Division Among Customs Brokers
Whether a customs agent, customs broker, clearing agent or freight forwarder, it is all the same.  But among practitioners in the industry, it is a question of choice, depending on which association one belongs. Many members of Association of Nigerian Licensed Customs Agents (ANLCA) would prefer to be referred to as customs brokers, which became popular in Nigeria some years back when the  ANLCA President, Prince Olayiwora Shittu,  travelled to the United States  and came back with the professional name. Shittu had then tried to differentiate between customs brokerage and freight forwarding.  Since then, Shittu has seen himself as a customs broker, away from the more expanded title of freight forwarder which subsumes customs brokerage.  On the other hand,  practitioners under the National Association of Government Approved Freight Forwarders (NAGAFF), National Association of Freight Forwarders and Consolidators (NAFFAC); National Council of Managing Directors of Licensed Customs Agents (NCMDLCA) and the Association of Registered Freight Forwarders, Nigeria (AREFFN) see themselves as freight forwarders. The reason is that freight forwarding apart from having more branches of business, is seen as more dignifying   than anything that has to do with  customs agent  because of the bad image.

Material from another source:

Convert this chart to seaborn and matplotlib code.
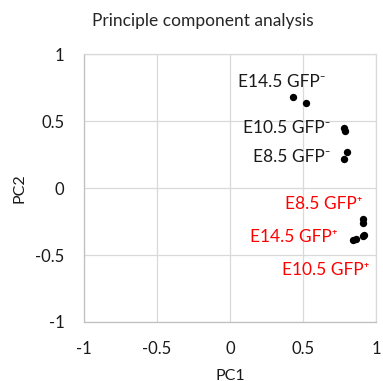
import matplotlib
matplotlib.use("Agg")
import matplotlib.pyplot as plt
import seaborn as sns
import pandas as pd

# PCA scores
pc1 = [0.43, 0.52, 0.78, 0.79, 0.80, 0.78, 0.91, 0.91, 0.91, 0.92, 0.84, 0.86]
pc2 = [0.68, 0.64, 0.45, 0.43, 0.27, 0.22, -0.23, -0.26, -0.36, -0.35, -0.39, -0.38]
groups = ["E14.5 GFP⁻", "E14.5 GFP⁻", "E10.5 GFP⁻", "E10.5 GFP⁻",
          "E8.5 GFP⁻", "E8.5 GFP⁻", "E8.5 GFP⁺", "E8.5 GFP⁺",
          "E10.5 GFP⁺", "E10.5 GFP⁺", "E14.5 GFP⁺", "E14.5 GFP⁺"]
ticks = [-1, -0.5, 0, 0.5, 1]
tick_labels = ["-1", "-0.5", "0", "0.5", "1"]

df = pd.DataFrame({"PC1": pc1, "PC2": pc2, "group": groups})

sns.set_theme(style="whitegrid")
plt.rcParams["font.family"] = ["Lato", "DejaVu Sans"]

fig = plt.figure(figsize=(3.83, 3.81), dpi=100)
ax = fig.add_axes([0.219, 0.155, 0.763, 0.702])

sns.scatterplot(data=df, x="PC1", y="PC2", color="black", s=28,
                edgecolor="black", linewidth=0, ax=ax, legend=False, zorder=3)

ax.set_xlim(-1, 1)
ax.set_ylim(-1, 1)
ax.set_xticks(ticks)
ax.set_xticklabels(tick_labels)
ax.set_yticks(ticks)
ax.set_yticklabels(tick_labels)
ax.tick_params(axis="both", labelsize=12, colors="#1a1a1a", length=0)
ax.tick_params(axis="x", pad=14)
ax.tick_params(axis="y", pad=14)
ax.grid(True, color="#d9d9d9", linewidth=0.9)
for sp in ax.spines.values():
    sp.set_color("#d9d9d9")
    sp.set_linewidth(0.9)
ax.spines["left"].set_color("#bfbfbf")
ax.spines["bottom"].set_color("#bfbfbf")

ax.set_xlabel("PC1", fontsize=11.5, labelpad=8, color="#1a1a1a")
ax.set_ylabel("PC2", fontsize=11.5, labelpad=6, color="#1a1a1a")
fig.suptitle("Principle component analysis", x=0.53, y=0.965, fontsize=12.5)

# label offsets (pixels) relative to the first dot of each group
offsets = {
    "E14.5 GFP⁻": (33, 15),
    "E10.5 GFP⁻": (-14, 0),
    "E8.5 GFP⁻": (-16, -5),
    "E8.5 GFP⁺": (0, 15),
    "E10.5 GFP⁺": (7, -34),
    "E14.5 GFP⁺": (-15, 3),
}
for g, (dx, dy) in offsets.items():
    row = df[df["group"] == g].iloc[0]
    col = "red" if "⁺" in g else "#1a1a1a"
    ax.annotate(g, (row["PC1"], row["PC2"]), xytext=(dx, dy),
                textcoords="offset pixels", ha="right", va="center",
                fontsize=12.5, color=col)

fig.savefig("out.png", dpi=100)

How to Resolve the Conflict
Alagbu opined that what exists as conflict between the Customs  and CRFFN  Acts   is simply outside the  statutory provisions. He added that the two Acts are quite “clear, distinct and unambiguous”. But he observed that the Customs Service does not appear to be disposed to embracing the changes introduced by the CRFFN. This is seen by way of the Customs refusing to concede or share responsibilities in the appropriate statutory designated areas for “fear of losing relevance in a profession where it had held sway as a colossus since 1958”.

Similarly, the CRFFN is accused of being “shy to take up the mantle of responsibility even in the face of a brazen usurpation of its core statutory functions by the Customs”. But the truth is that the Council is suffering a lot challenges in terms of resources to execute its statutory obligations.

Okwudili added, “wittingly or unwittingly, this situation has given an impetus to the emergence of Customs brokerage as an imperium in imperium (an empire within an empire) with the effect that Customs brokerage (which is personified by “Customs Licensed Agents”) and freight forwarding now seem to exist as two distinct professions with one controlled by the Customs Service and the other by the CRFFN with both of them operating as if they are mutually exclusive of each other”.

Describing the CRFFN as the ombudsman and a clearing house of all freight forwarding activities which power has been statutorily entrenched,  Okwudili  argues that what is needed  was  for  the Council to “jump into the driver’s seat to move the  freight forwarding profession to its glory”. Part of the measures he recommended was for the CRFFN to precipitate inter-ministerial collaboration between the Ministry of Transport and that of Finance for  both agencies  to “ensure effective collaboration wherever the statutory functions of the two may overlap”. The CRFFN was also advised to publicise its statutory functions clearly to the freight forwarders on the process of becoming a professional. CRFFN was also told  to write an advisory warning letter to the Customs with a view to  stop them from further usurpation of its  statutory functions. The CRFFN is also expected to write the Corporate Affairs Commission (CAC) to explain its functions and request for the imposition of CRFFN membership registration certificate as a mandatory proficiency qualification to be possessed by directors who intend to incorporate freight forwarding companies.   Among others, Alagbu argued that the Council was entitled to seek injunctive reliefs in appropriate Court of law to check any breach of any of its statutory roles.